12 thoughts on “My New Year’s Day Menu”

  1. May I recommend not adding sugar to cornbread and not using the corn muffin or “cornbread mix” in the boxes. That is not southern cornbread.

    Instead, just get “self-rising corn meal mix” (Marth White brand is good). To about a cup or two of mix, add buttermilk (also can use milk soured with vinegar) til batter is consistency of a little thicker than for pancakes, then add a beaten egg or two for richness, and a glug of olive oil.

    Heat some more olive oil in an iron skillet on the stove over medium heat, while heating oven to 325. When oil is wavy hot, pour the mix all at once into the skillet, then remove from heat and bake in oven (flip it over when done underneath and bake til top is lightly browned).

    This is real cornbread. There are variations on it, but they all vary around this general theme. Cornbread inthe south is not baked in a cake pan and it never has sugar in it.

    1. This is something I’ve never understood. I’ve seen it endlessly asserted that southern cooks never, ever, put sugar in cornbread.
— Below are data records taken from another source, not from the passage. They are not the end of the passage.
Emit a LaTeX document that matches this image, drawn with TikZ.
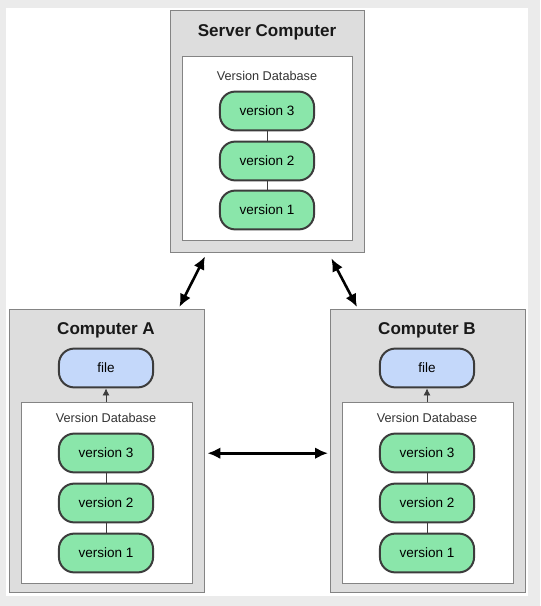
\documentclass[tikz,border=0pt]{standalone}
\usepackage{fontspec}
\setmainfont{Liberation Sans}
\usepackage{tikz}
\usetikzlibrary{positioning,arrows.meta,calc}

\definecolor{boxgray}{HTML}{DDDDDD}
\definecolor{edgegray}{HTML}{848484}
\definecolor{pillgreen}{HTML}{8AE6AA}
\definecolor{pillblue}{HTML}{C4D8FA}
\definecolor{pilledge}{HTML}{3C3C3C}
\definecolor{framegray}{HTML}{EBEBEB}

\begin{document}
\begin{tikzpicture}[
    x=0.85pt, y=-0.85pt,
    machine/.style={draw=edgegray, fill=boxgray, line width=1.2pt, anchor=north west},
    dbbox/.style={draw=edgegray, fill=white, line width=1pt, anchor=north west},
    boxtitle/.style={font=\bfseries\fontsize{14.5}{16}\selectfont, text=black!90},
    dblabel/.style={font=\fontsize{10.8}{12}\selectfont, text=black!80},
    version/.style={draw=pilledge, fill=pillgreen, line width=1.7pt, rounded corners=13pt,
        minimum width=80pt, minimum height=33pt, font=\fontsize{11.5}{13}\selectfont},
    wfile/.style={version, fill=pillblue},
    link/.style={line width=0.7pt, draw=pilledge},
    sync/.style={line width=2.2pt, {Latex[length=11pt,width=10pt]}-{Latex[length=11pt,width=10pt]}}
]
% frame
\fill[framegray] (0,0) rectangle (540,606);
\fill[white] (6,8) rectangle (528,596);
\useasboundingbox (0,0) rectangle (540,606);

% server
\node[machine, minimum width=194*0.85pt, minimum height=242*0.85pt] (server) at (170,10) {};
\node[boxtitle] (servertitle) at (267,32) {Server Computer};
\node[dbbox, minimum width=170*0.85pt, minimum height=184*0.85pt] (serverdb) at (182,56) {};
\node[dblabel] (serverdblabel) at (267,76) {Version Database};
\node[version] (sv3) at (267,111) {version 3};
\node[version] (sv2) at (267,161) {version 2};
\node[version] (sv1) at (267,210) {version 1};
\draw[link] (sv3) -- (sv2);
\draw[link] (sv2) -- (sv1);

% computer A
\node[machine, minimum width=195*0.85pt, minimum height=283*0.85pt] (compA) at (9,309) {};
\node[boxtitle] (compAtitle) at (106,330) {Computer A};
\node[wfile] (fileA) at (106,368) {file};
\node[dbbox, minimum width=171*0.85pt, minimum height=181*0.85pt] (dbA) at (21,402) {};
\node[dblabel] (dbAlabel) at (106,418) {Version Database};
\node[version] (av3) at (106,453) {version 3};
\node[version] (av2) at (106,503) {version 2};
\node[version] (av1) at (106,553) {version 1};
\draw[link] (av3) -- (av2);
\draw[link] (av2) -- (av1);
\draw[link, -{Latex[length=6pt,width=6pt]}] (dbA.north -| fileA) -- (fileA.south);

% computer B
\node[machine, minimum width=195*0.85pt, minimum height=283*0.85pt] (compB) at (330,309) {};
\node[boxtitle] (compBtitle) at (427,330) {Computer B};
\node[wfile] (fileB) at (427,368) {file};
\node[dbbox, minimum width=171*0.85pt, minimum height=181*0.85pt] (dbB) at (342,402) {};
\node[dblabel] (dbBlabel) at (427,418) {Version Database};
\node[version] (bv3) at (427,453) {version 3};
\node[version] (bv2) at (427,503) {version 2};
\node[version] (bv1) at (427,553) {version 1};
\draw[link] (bv3) -- (bv2);
\draw[link] (bv2) -- (bv1);
\draw[link, -{Latex[length=6pt,width=6pt]}] (dbB.north -| fileB) -- (fileB.south);

% sync arrows
\draw[sync] ($(server.south west)+(35,3)$) -- ($(compA.north east)+(-26,-2)$);
\draw[sync] ($(server.south east)+(-34,5)$) -- ($(compB.north west)+(27,-2)$);
\draw[sync] ($(compA.east)+(2,2)$) -- ($(compB.west)+(-2,2)$);
\end{tikzpicture}
\end{document}
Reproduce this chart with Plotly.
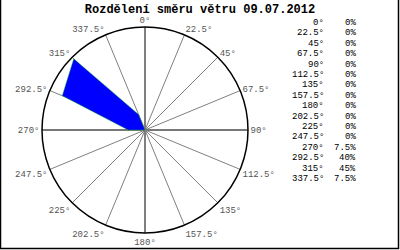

Why is that, when they seem to put sugar in everything else?

  2. Ps you can add canned corn, kernel or creamed but be sure to keep the batter consistency similar to above

  3. Enjoy, and best wishes for 2014.
    I’m in England, but brought a proper Spanish ham with me to eat over a month and share with family and friends- iberico de cebo, made from the right king of pig fed on acorns in outdoor pens: the second grade below only bellota, where the same sort of pigs get their acorns picturesquely under the live oaks.

  4. Smoked pork shoulder is a lovely thing (forgive me, Rabbi), and six hours, at least, seems about right. I’m with you on mesquite, but periodically throwing soaked hickory chips on the charcoal is essential, IMO.

    1. Before eating the smoked pork shoulder, bow in the general direction of China. Ye shall be shriven.